Qu’est-ce que ça signifie pour toi de faire partie d’Équipe Canada ?
Ça toujours été mon rêve.
Je me souviens du moment où j’étais assise dans mon salon et que je regardais les Jeux olympiques, mes deux amies très proches étaient avec moi. Nous regardions Valerie Adams [deux fois championne olympique pour la Nouvelle-Zélande] et la finale du lancer du poids, je pense que c’était en 2016, ce n’était pas il y a si longtemps que ça.
Je me souviens que j’étais assise, ayant été une athlète toute ma vie, et que je me suis mise à penser : « Wow. Ce serait tellement incroyable de pouvoir aller là et représenter mon pays dans un sport que j’adore ».
La sensation que j’ai alors ressentie en regardant les Jeux olympiques – pour moi, c’est ce qui est vraiment important – c’est que les gens à la maison peuvent vivre ton histoire en même temps que toi.

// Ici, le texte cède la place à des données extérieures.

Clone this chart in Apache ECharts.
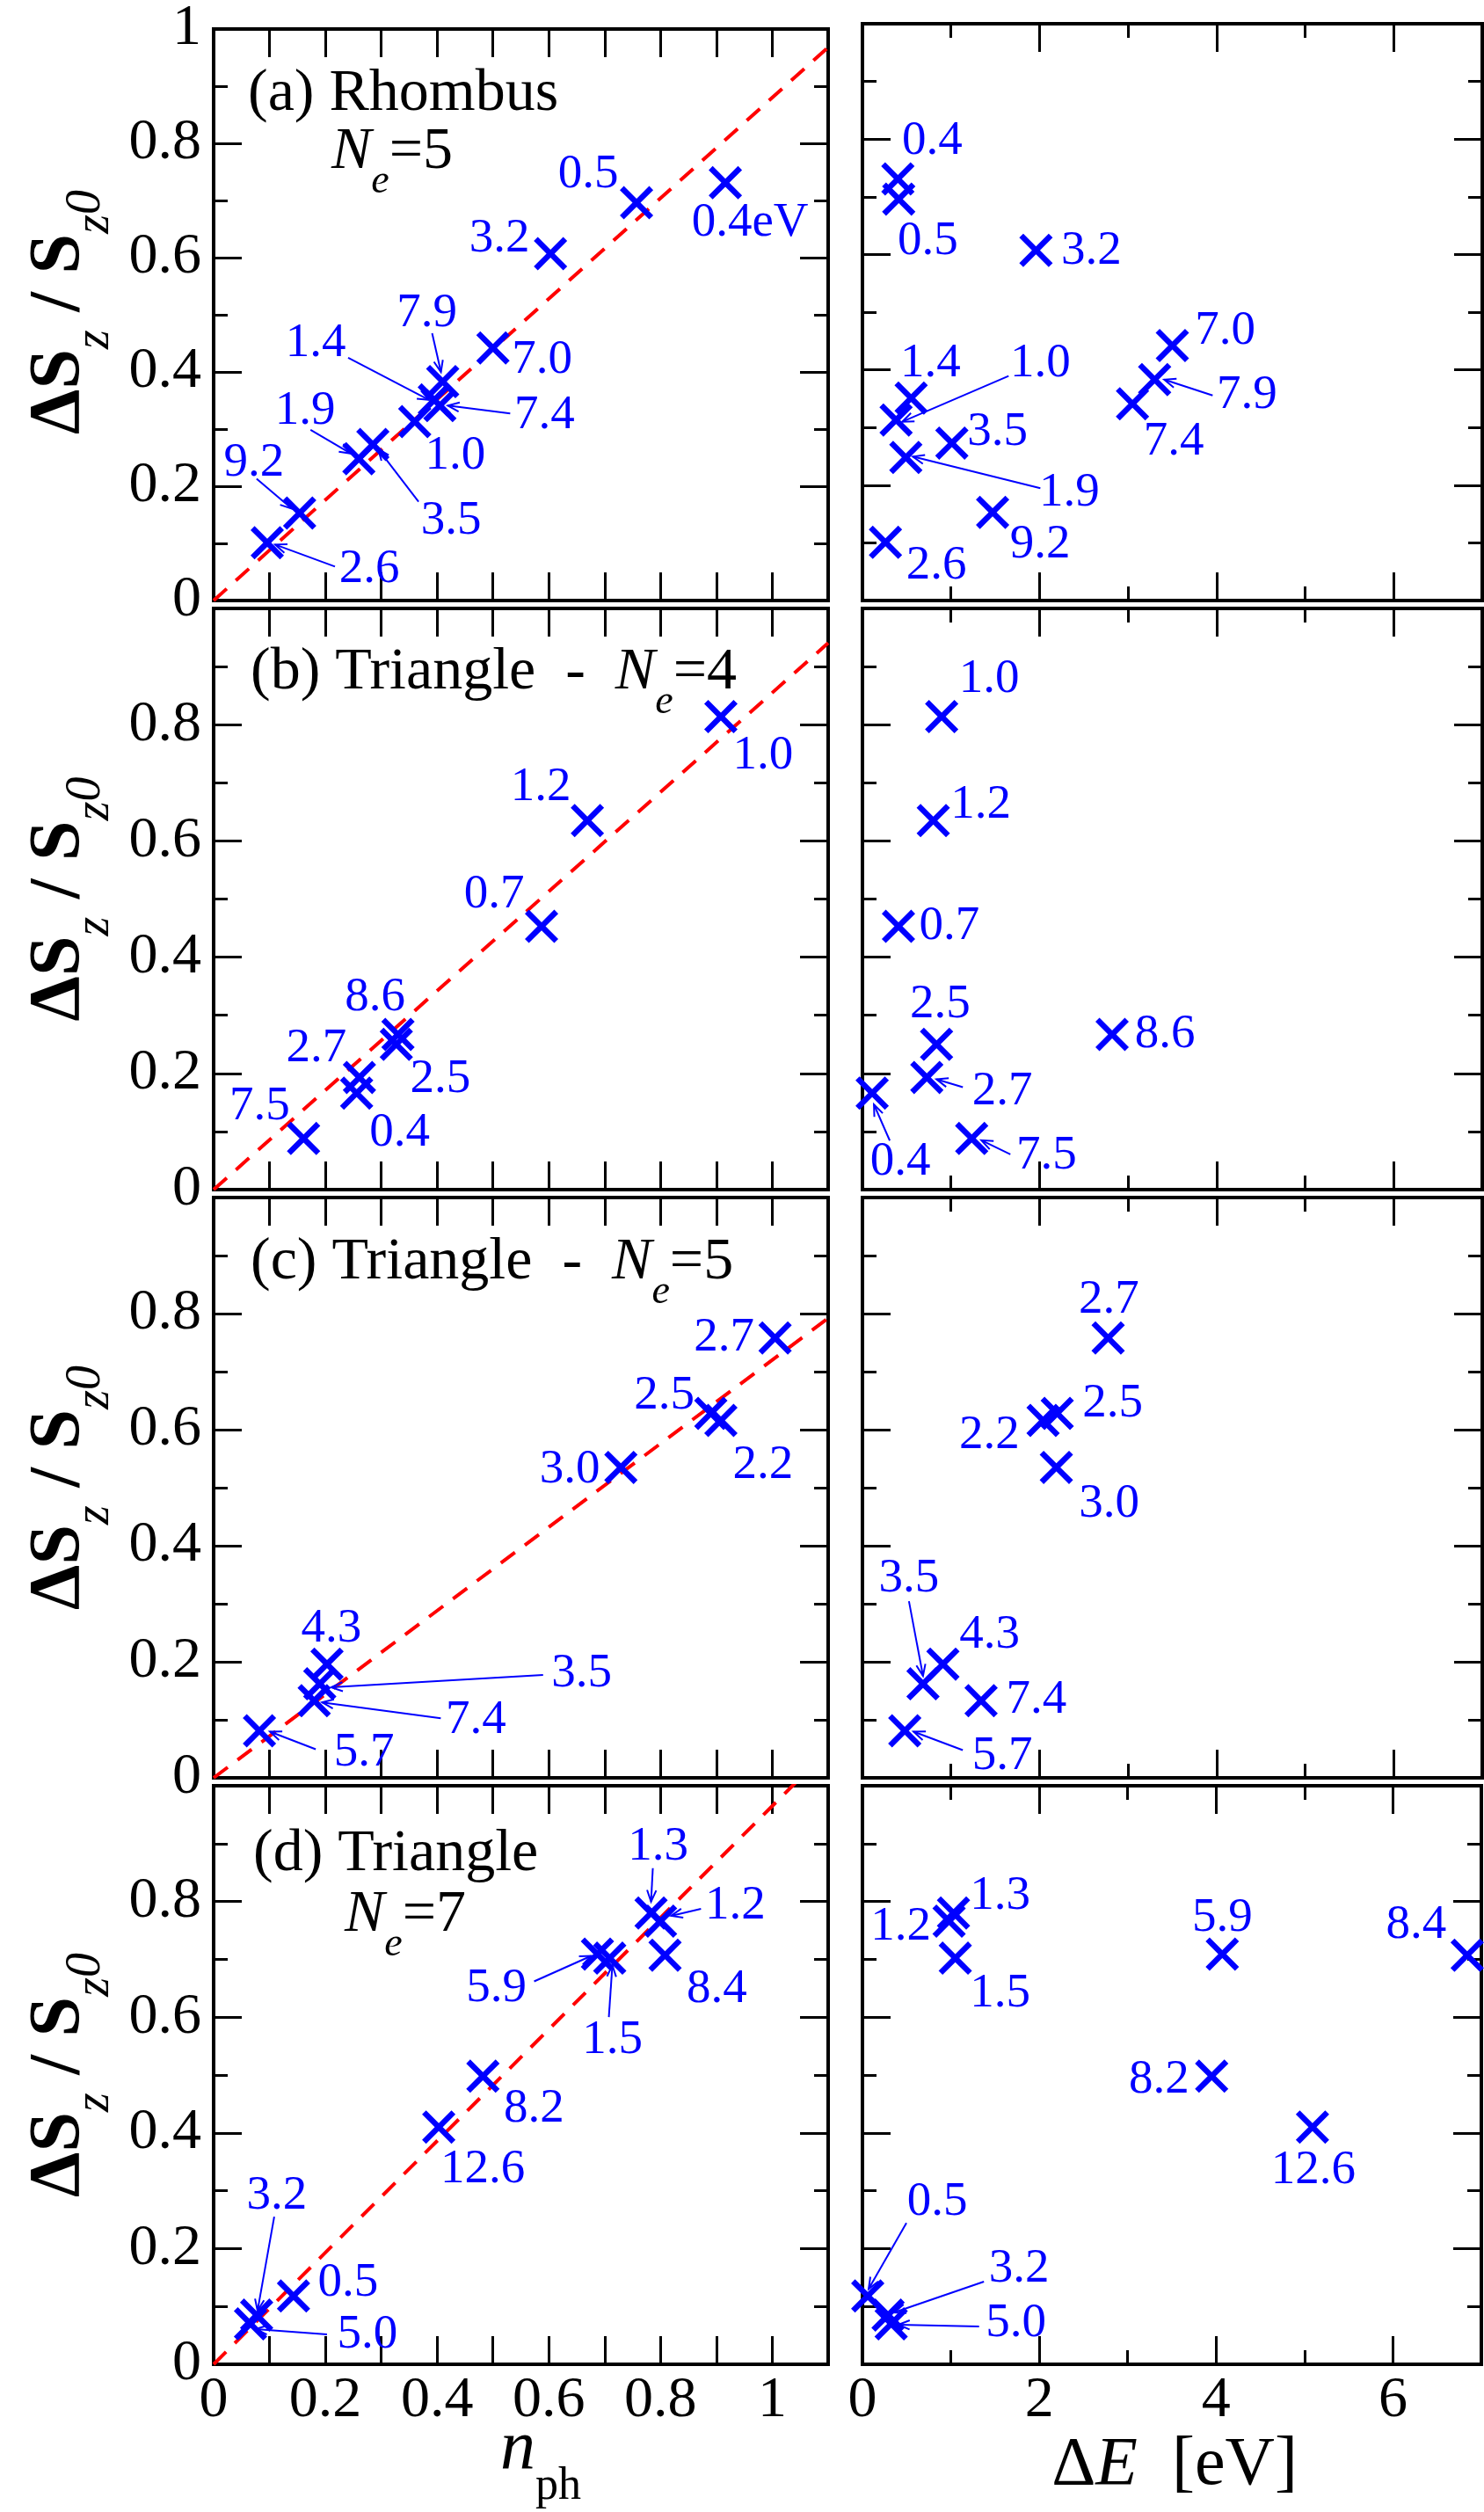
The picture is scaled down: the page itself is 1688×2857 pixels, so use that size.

D’une certaine manière, c’est un peu ridicule parce que je ne fais que lancer cette petite boule de métal, mais je sais aussi que ça représente bien plus que ça. Le fait de pouvoir donner de la joie aux gens, comme celle que j’ai ressentie en regardant les Jeux olympiques en pensant que jamais je ne me retrouverais dans cette position, étant cette jeune enfant d’une petite province…
Maintenant, avec le recul, le fait de pouvoir le faire et d’avoir tout ce monde qui fait partie de mon équipe, tout ce monde qui fait partie de mon parcours, dans ma ville d’origine et aussi un peu partout au Canada… Je suis tout simplement reconnaissante d’avoir pu emmener tout le monde à participer à ça avec moi, en espérant que ça leur donne un peu de joie et de positivité.
J’ai quasiment l’impression d’avoir touché un plus grand nombre de personnes [l’été dernier] que j’aurais probablement pu le faire si j’avais remporté une médaille d’or et que tout avait été tout propre et joli, tout en arcs-en-ciel et rayons de soleil.
Il y a tellement eu de gens, je trouve, qui se sont identifiés à ce que j’ai vécu. Je ne dis pas que c’est le dénouement que j’espérais, mais je suis super reconnaissante d’avoir pu en tirer quelque chose qui va au-delà du résultat.